## REQUIRED TASK:
Data follows below. Repeat exactly the lines between the line holding "Emit a Python" and the line holding "import plotly.graph_objects as go", inclusive, and nothing more; drop pictures.

(Rows from a dataset of charts and code)
####################

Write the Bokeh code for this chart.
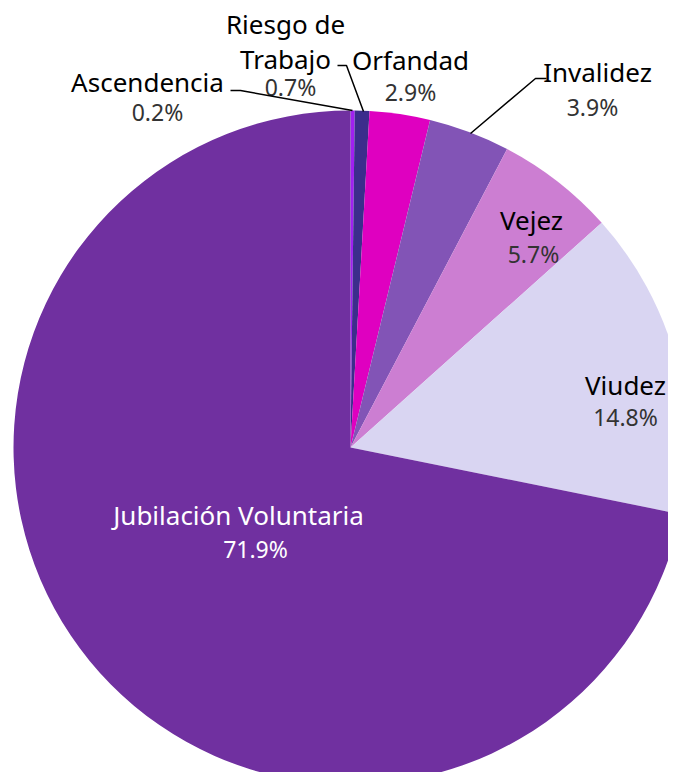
import numpy as np
from bokeh.plotting import figure
from bokeh.models import Range1d, ColumnDataSource
from bokeh.core.properties import value
from bokeh.embed import file_html
from bokeh.resources import INLINE

# ---- data ----
categories = ["Ascendencia", "Riesgo de Trabajo", "Orfandad", "Invalidez", "Vejez", "Viudez", "Jubilación Voluntaria"]
shares = [0.2, 0.7, 2.9, 3.9, 5.7, 14.8, 71.9]
pct_labels = ["0.2%", "0.7%", "2.9%", "3.9%", "5.7%", "14.8%", "71.9%"]
colors = ["#A020F0", "#3C2D8C", "#DF00C0", "#8254B6", "#CC7ED2", "#D9D5F2", "#7030A0"]

# ---- layout (picture pixel coordinates) ----
W, H = 668, 772
def px(x):
    return x
def py(y):
    return H - y

cx, cy, r = px(350), py(447), 337

vals = np.array(shares)
frac = vals / vals.sum()
cum = np.concatenate([[0], np.cumsum(frac)])
start = np.pi / 2 - cum[:-1] * 2 * np.pi
end = np.pi / 2 - cum[1:] * 2 * np.pi

p = figure(width=W, height=H, output_backend="svg", toolbar_location=None,
           x_range=Range1d(0, W), y_range=Range1d(0, H), min_border=0)
p.axis.visible = False
p.grid.visible = False
p.outline_line_color = None
p.background_fill_color = "white"

src = ColumnDataSource(dict(start=start, end=end, color=colors))
p.wedge(x=cx, y=cy, radius=r, start_angle="start", end_angle="end", direction="clock",
        fill_color="color", line_color=None, source=src)

# name label lines, percentage positions (picture coords)
name_lines = [["Ascendencia"], ["Riesgo de", "Trabajo"], ["Orfandad"], ["Invalidez"], ["Vejez"], ["Viudez"], ["Jubilación Voluntaria"]]
name_pos = [[(147, 81)], [(285, 23), (285, 58)], [(410, 59)], [(597, 71)], [(531, 219)], [(625, 384)], [(238, 514)]]
pct_pos = [(157, 111), (290, 86), (410, 91), (592, 106), (533, 253), (625, 416), (255, 548)]
name_col = ["black"] * 6 + ["white"]
pct_col = ["#333333"] * 6 + ["white"]

font = value("Noto Sans")
for i in range(len(categories)):
    for line, (x, y) in zip(name_lines[i], name_pos[i]):
        p.text(x=[px(x)], y=[py(y)], text=[line], text_font=font, text_font_size="26px",
               text_color=name_col[i], text_align="center", text_baseline="middle")
    x, y = pct_pos[i]
    p.text(x=[px(x)], y=[py(y)], text=[pct_labels[i]], text_font=font, text_font_size="23px",
           text_color=pct_col[i], text_align="center", text_baseline="middle")

leaders = [
    [(230, 90), (240, 90), (352, 110)],
    [(337, 65), (346, 65), (363, 111)],
    [(470, 133), (535, 78), (546, 78)],
]
for pts in leaders:
    p.line(x=[px(a) for a, b in pts], y=[py(b) for a, b in pts], line_color="black", line_width=1.5)

open("out.html", "w").write(file_html(p, INLINE))
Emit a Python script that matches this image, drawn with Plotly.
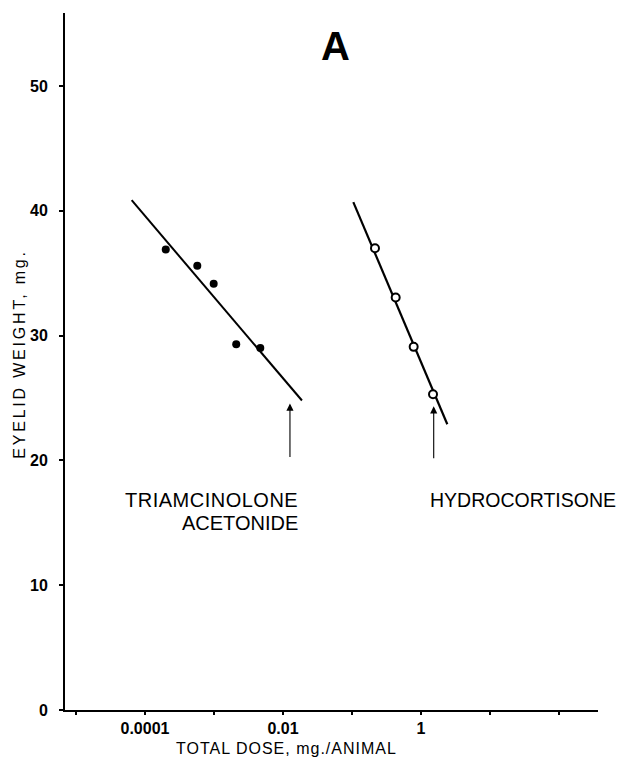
import math
import plotly.graph_objects as go

# ---- data ----
ta_dose = [2.00e-4, 5.73e-4, 9.9e-4, 2.10e-3, 4.69e-3]
ta_weight = [36.9, 35.6, 34.15, 29.3, 29.0]
ta_fit_dose = [6.41e-5, 0.01883]
ta_fit_weight = [40.85, 24.8]

hc_dose = [0.2154, 0.4296, 0.783, 1.493]
hc_weight = [37.0, 33.05, 29.1, 25.3]
hc_fit_dose = [0.1045, 2.405]
hc_fit_weight = [40.7, 22.9]

arrow_dose = [0.01262, 1.528]
arrow_base = [20.15, 20.05]
arrow_tip = [24.56, 24.34]

x_tickvals = [1e-5, 1e-4, 1e-3, 1e-2, 1e-1, 1, 10, 100]
x_ticktext = ["", "0.0001", "", "0.01", "", "1", "", ""]
y_tickvals = [0, 10, 20, 30, 40, 50]

FONT = "Liberation Sans, Arial, Helvetica, sans-serif"

fig = go.Figure()
fig.add_trace(go.Scatter(x=ta_fit_dose, y=ta_fit_weight, mode="lines",
                         line=dict(color="black", width=2), showlegend=False))
fig.add_trace(go.Scatter(x=hc_fit_dose, y=hc_fit_weight, mode="lines",
                         line=dict(color="black", width=2.2), showlegend=False))
fig.add_trace(go.Scatter(x=ta_dose, y=ta_weight, mode="markers",
                         marker=dict(color="black", size=8, symbol="circle"),
                         showlegend=False))
fig.add_trace(go.Scatter(x=hc_dose, y=hc_weight, mode="markers",
                         marker=dict(color="white", size=8, symbol="circle",
                                     line=dict(color="black", width=2)),
                         showlegend=False))

annotations = []
for d, b, t in zip(arrow_dose, arrow_base, arrow_tip):
    annotations.append(dict(x=math.log10(d), y=t, ax=math.log10(d), ay=b,
                            xref="x", yref="y", axref="x", ayref="y",
                            text="", showarrow=True, arrowhead=2, arrowsize=1.3,
                            arrowwidth=1.1, arrowcolor="black", standoff=0))

annotations += [
    dict(x=math.log10(0.01762), y=16.8, xref="x", yref="y",
         text='<span style="letter-spacing:0.5px">TRIAMCINOLONE</span>',
         showarrow=False, xanchor="right", yanchor="middle",
         font=dict(family=FONT, size=20, color="black")),
    dict(x=math.log10(0.01762), y=15.0, xref="x", yref="y", text="ACETONIDE",
         showarrow=False, xanchor="right", yanchor="middle",
         font=dict(family=FONT, size=20, color="black")),
    dict(x=math.log10(1.262), y=16.85, xref="x", yref="y", text="HYDROCORTISONE",
         showarrow=False, xanchor="left", yanchor="middle",
         font=dict(family=FONT, size=19.5, color="black")),
    dict(x=math.log10(0.0568), y=53.2, xref="x", yref="y", text="<b>A</b>",
         showarrow=False, xanchor="center", yanchor="middle",
         font=dict(family=FONT, size=40, color="black")),
    dict(x=(20 - 65) / 533, y=(710.5 - 354) / 697.5, xref="paper", yref="paper",
         text='<span style="letter-spacing:2.8px">EYELID WEIGHT, mg.</span>',
         textangle=-90, showarrow=False, xanchor="center", yanchor="middle",
         font=dict(family=FONT, size=16, color="black")),
    dict(x=(286 - 65) / 533, y=-(749 - 710.5) / 697.5, xref="paper", yref="paper",
         text='<span style="letter-spacing:1px">TOTAL DOSE, mg./ANIMAL</span>',
         showarrow=False, xanchor="center", yanchor="middle",
         font=dict(family=FONT, size=16, color="black")),
]

fig.update_layout(
    width=628, height=763,
    margin=dict(l=65, r=30, t=13, b=52.5),
    paper_bgcolor="white", plot_bgcolor="white",
    annotations=annotations,
    xaxis=dict(type="log", range=[-5.159, 2.565], tickvals=x_tickvals, ticktext=x_ticktext,
               showline=True, linecolor="black", linewidth=2, mirror=False,
               ticks="outside", ticklen=3, tickwidth=1.5, tickcolor="black",
               showgrid=False, zeroline=False, ticklabelstandoff=0,
               tickfont=dict(family=FONT, size=16, color="black", weight="bold")),
    yaxis=dict(range=[0, 55.85], tickvals=y_tickvals,
               showline=True, linecolor="black", linewidth=2, mirror=False,
               ticks="outside", ticklen=4, tickwidth=1.5, tickcolor="black",
               showgrid=False, zeroline=False, ticklabelstandoff=8,
               tickfont=dict(family=FONT, size=16, color="black", weight="bold")),
)

fig.write_html("out.html")
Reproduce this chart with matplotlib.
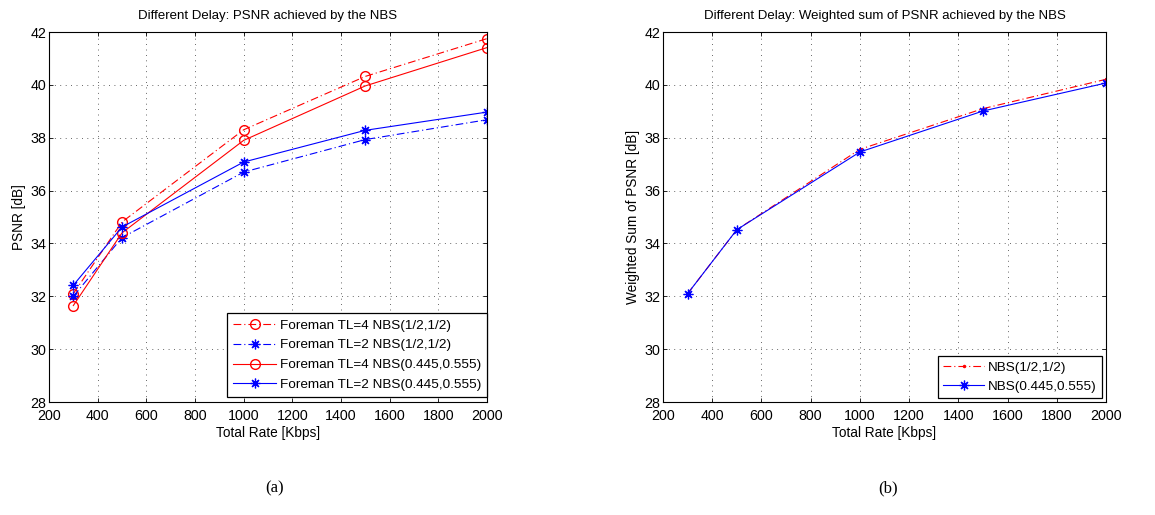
import matplotlib
matplotlib.use("Agg")
import matplotlib.pyplot as plt

plt.rcParams['font.family'] = ['Liberation Sans', 'DejaVu Sans']

rate = [300, 500, 1000, 1500, 2000]

# left panel: per-user PSNR
tl4_half = [32.1, 34.81, 38.30, 40.32, 41.75]
tl2_half = [32.0, 34.22, 36.70, 37.93, 38.68]
tl4_nbs = [31.65, 34.40, 37.90, 39.96, 41.41]
tl2_nbs = [32.42, 34.62, 37.08, 38.28, 38.97]

# right panel: weighted sum
wsum_half = [32.1, 34.52, 37.56, 39.10, 40.21]
wsum_nbs = [32.1, 34.52, 37.46, 39.01, 40.07]

xticks = list(range(200, 2001, 200))
yticks = list(range(28, 43, 2))

LW = 0.8
DASHDOT = (0, (7, 2.7, 1, 2.7))
ASTERISK = (8, 2, 0)


def style_axes(ax):
    ax.set_xlim(200, 2000)
    ax.set_ylim(28, 42)
    ax.set_xticks(xticks)
    ax.set_yticks(yticks)
    ax.tick_params(direction='in', top=True, right=True, labelsize=10.3, length=3, width=0.6)
    ax.tick_params(axis='x', pad=5)
    ax.tick_params(axis='y', pad=2)
    ax.grid(True, linestyle=(0, (1, 5.5)), color='#333333', linewidth=0.6)
    for s in ax.spines.values():
        s.set_linewidth(0.8)
    ax.set_xlabel("Total Rate [Kbps]", fontsize=9.8, labelpad=2)


fig = plt.figure(figsize=(11.55, 5.15), dpi=100)
ax1 = fig.add_axes([49 / 1155, 1 - 402 / 515, 438 / 1155, 370 / 515])
ax2 = fig.add_axes([663 / 1155, 1 - 402 / 515, 443 / 1155, 370 / 515])

ax1.plot(rate, tl4_half, color='red', linestyle=DASHDOT, marker='o', mfc='none', ms=7, lw=LW,
         label='Foreman TL=4 NBS(1/2,1/2)')
ax1.plot(rate, tl2_half, color='blue', linestyle=DASHDOT, marker=ASTERISK, ms=7, mew=0.9, lw=LW,
         label='Foreman TL=2 NBS(1/2,1/2)')
ax1.plot(rate, tl4_nbs, color='red', linestyle='-', marker='o', mfc='none', ms=7, lw=LW,
         label='Foreman TL=4 NBS(0.445,0.555)')
ax1.plot(rate, tl2_nbs, color='blue', linestyle='-', marker=ASTERISK, ms=7, mew=0.9, lw=LW,
         label='Foreman TL=2 NBS(0.445,0.555)')
style_axes(ax1)
ax1.set_ylabel("PSNR [dB]", fontsize=9.8, labelpad=3)
ax1.set_title("Different Delay: PSNR achieved by the NBS", fontsize=9.5, pad=9)
leg1 = ax1.legend(loc='lower right', bbox_to_anchor=(1.0, 0.013), borderaxespad=0,
                  fontsize=9.7, fancybox=False, framealpha=1, edgecolor='black',
                  handlelength=3.2, labelspacing=0.55, handletextpad=0.25, borderpad=0.45)
leg1.get_frame().set_linewidth(0.9)

ax2.plot(rate, wsum_half, color='red', linestyle=DASHDOT, marker='.', ms=3, lw=LW,
         label='NBS(1/2,1/2)')
ax2.plot(rate, wsum_nbs, color='blue', linestyle='-', marker=ASTERISK, ms=7, mew=0.9, lw=LW,
         label='NBS(0.445,0.555)')
style_axes(ax2)
ax2.set_ylabel("Weighted Sum of PSNR [dB]", fontsize=9.8, labelpad=3)
ax2.set_title("Different Delay: Weighted sum of PSNR achieved by the NBS", fontsize=9.5, pad=9)
leg2 = ax2.legend(loc='lower right', bbox_to_anchor=(0.991, 0.011), borderaxespad=0,
                  fontsize=9.7, fancybox=False, framealpha=1, edgecolor='black',
                  handlelength=3.0, labelspacing=0.45, handletextpad=0.3, borderpad=0.4)
leg2.get_frame().set_linewidth(0.9)

fig.text(275 / 1155, 1 - 488 / 515, "(a)", family='Liberation Serif', fontsize=12, ha='center', va='center')
fig.text(888 / 1155, 1 - 488 / 515, "(b)", family='Liberation Serif', fontsize=12, ha='center', va='center')

fig.savefig("out.png", dpi=100)
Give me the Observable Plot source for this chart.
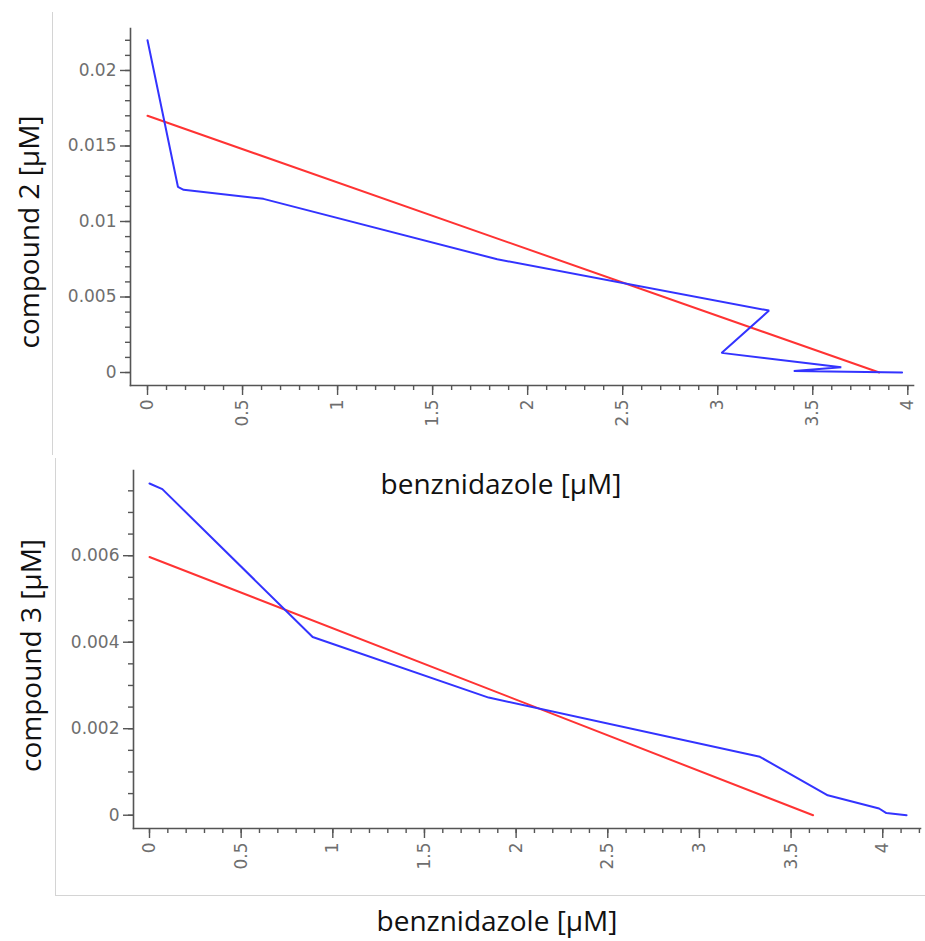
<!DOCTYPE html>
<html><head><meta charset="utf-8">
<script src="https://cdn.jsdelivr.net/npm/d3@7"></script>
<script src="https://cdn.jsdelivr.net/npm/@observablehq/plot@0.6"></script>
<style>
body{margin:0;background:#fff;width:925px;height:941px;position:relative;overflow:hidden}
.chart{position:absolute;left:0}
.chart svg{background:transparent !important;max-width:none}
.edge{position:absolute;background:#d4d4d4}
</style></head><body>
<div class="edge" style="left:52px;top:12px;width:1px;height:443px"></div>
<div class="edge" style="left:55px;top:458px;width:1px;height:437px"></div>
<div class="edge" style="left:55px;top:895px;width:870px;height:1px"></div>
<div id="top" class="chart" style="top:0"></div>
<div id="bot" class="chart" style="top:455px"></div>
<script>
// ---- top panel: compound 2 vs benznidazole ----
const topBenz = [0, 0.16, 0.19, 0.61, 1.84, 3.27, 3.02, 3.65, 3.40, 3.97];
const topCmp2 = [0.022, 0.0123, 0.0121, 0.0115, 0.0075, 0.0041, 0.0013, 0.00035, 0.0001, 0];
const topFitX = [0, 3.85];
const topFitY = [0.017, 0];
const topXTicks = [0, 0.5, 1, 1.5, 2, 2.5, 3, 3.5, 4];
const topXLabels = ["0", "0.5", "1", "1.5", "2", "2.5", "3", "3.5", "4"];
const topYTicks = [0, 0.005, 0.01, 0.015, 0.02];
const topYLabels = ["0", "0.005", "0.01", "0.015", "0.02"];
const topXMinor = d3.range(0, 41).map(i => i / 10);
const topYMinor = d3.range(0, 23).map(i => i / 1000);

// ---- bottom panel: compound 3 vs benznidazole ----
const botBenz = [0, 0.07, 0.89, 1.85, 3.33, 3.70, 3.98, 4.02, 4.13];
const botCmp3 = [0.00767, 0.00754, 0.00412, 0.00272, 0.00135, 0.00046, 0.000155, 0.00005, 0];
const botFitX = [0, 3.62];
const botFitY = [0.00597, 0];
const botXTicks = [0, 0.5, 1, 1.5, 2, 2.5, 3, 3.5, 4];
const botXLabels = ["0", "0.5", "1", "1.5", "2", "2.5", "3", "3.5", "4"];
const botYTicks = [0, 0.002, 0.004, 0.006];
const botYLabels = ["0", "0.002", "0.004", "0.006"];
const botXMinor = d3.range(0, 43).map(i => i / 10);
const botYMinor = d3.range(0, 16).map(i => i / 2000);

const xTitle = "benznidazole [µM]";
const AX = "#555", TXT = "#6e6e6e", BLUE = "#3333ff", RED = "#ff3333";
const tickFont = "DejaVu Sans", titleFont = "Open Sans";

function chart(o) {
  return Plot.plot({
    width: 925, height: o.height,
    marginTop: o.mt, marginBottom: o.mb, marginLeft: o.ml, marginRight: o.mr,
    style: {background: "transparent", overflow: "visible"},
    x: {domain: o.xDomain, axis: null},
    y: {domain: o.yDomain, axis: null},
    marks: [
      Plot.axisY(o.yMinor, {anchor: "left", tickSize: 5, tickFormat: () => "", stroke: AX, strokeWidth: 1.4, label: null}),
      Plot.axisY(o.yTicks, {anchor: "left", tickSize: 10, tickPadding: 4, tickFormat: d => o.yLabels[o.yTicks.indexOf(d)],
        stroke: AX, strokeWidth: 1.4, fill: TXT, fontSize: 17, fontFamily: tickFont, label: null}),
      Plot.axisX(o.xMinor, {anchor: "bottom", tickSize: 5, tickFormat: () => "", stroke: AX, strokeWidth: 1.4, label: null}),
      Plot.axisX(o.xTicks, {anchor: "bottom", tickSize: 10, tickPadding: 4, tickRotate: -90,
        tickFormat: d => o.xLabels[o.xTicks.indexOf(d)],
        stroke: AX, strokeWidth: 1.4, fill: TXT, fontSize: 17, fontFamily: tickFont, label: null}),
      Plot.frame({anchor: "left", stroke: AX, strokeWidth: 1.6}),
      Plot.frame({anchor: "bottom", stroke: AX, strokeWidth: 1.6}),
      Plot.line(o.fitX, {x: o.fitX, y: o.fitY, stroke: RED, strokeWidth: 2}),
      Plot.line(o.dataX, {x: o.dataX, y: o.dataY, stroke: BLUE, strokeWidth: 2, strokeLinejoin: "miter"}),
      Plot.text([o.yTitle], {frameAnchor: "left", dx: o.ytdx, dy: o.ytdy, rotate: -90, textAnchor: "middle", lineAnchor: "middle",
        fontSize: 28, fontFamily: titleFont, fill: "#111"}),
      Plot.text([xTitle], {frameAnchor: "bottom", dx: o.xtdx, dy: o.xtdy, textAnchor: "middle", lineAnchor: "middle",
        fontSize: 28, fontFamily: titleFont, fill: "#111"})
    ]
  });
}

document.getElementById("top").append(chart({
  height: 510, mt: 28, mb: 125, ml: 130, mr: 12,
  xDomain: [-0.0895, 4.03], yDomain: [-0.00086, 0.02278],
  xTicks: topXTicks, xLabels: topXLabels, xMinor: topXMinor,
  yTicks: topYTicks, yLabels: topYLabels, yMinor: topYMinor,
  fitX: topFitX, fitY: topFitY, dataX: topBenz, dataY: topCmp2,
  yTitle: "compound 2 [µM]", ytdx: -100, ytdy: 25, xtdx: -21, xtdy: 100
}));

document.getElementById("bot").append(chart({
  height: 486, mt: 15, mb: 113, ml: 133, mr: 5,
  xDomain: [-0.0873, 4.206], yDomain: [-0.000307, 0.00797],
  xTicks: botXTicks, xLabels: botXLabels, xMinor: botXMinor,
  yTicks: botYTicks, yLabels: botYLabels, yMinor: botYMinor,
  fitX: botFitX, fitY: botFitY, dataX: botBenz, dataY: botCmp3,
  yTitle: "compound 3 [µM]", ytdx: -101, ytdy: 6, xtdx: -30, xtdy: 94
}));
</script>
</body></html>
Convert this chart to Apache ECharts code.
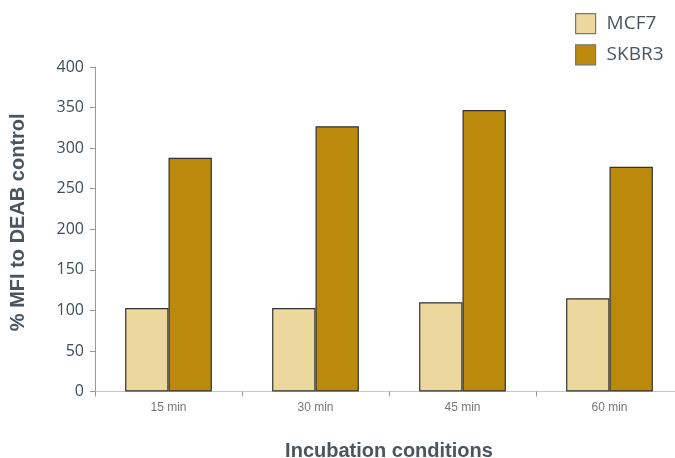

####################

## TASK RESPONSE:
Emit a Python script that matches this image, drawn with Plotly.
import math
import plotly.graph_objects as go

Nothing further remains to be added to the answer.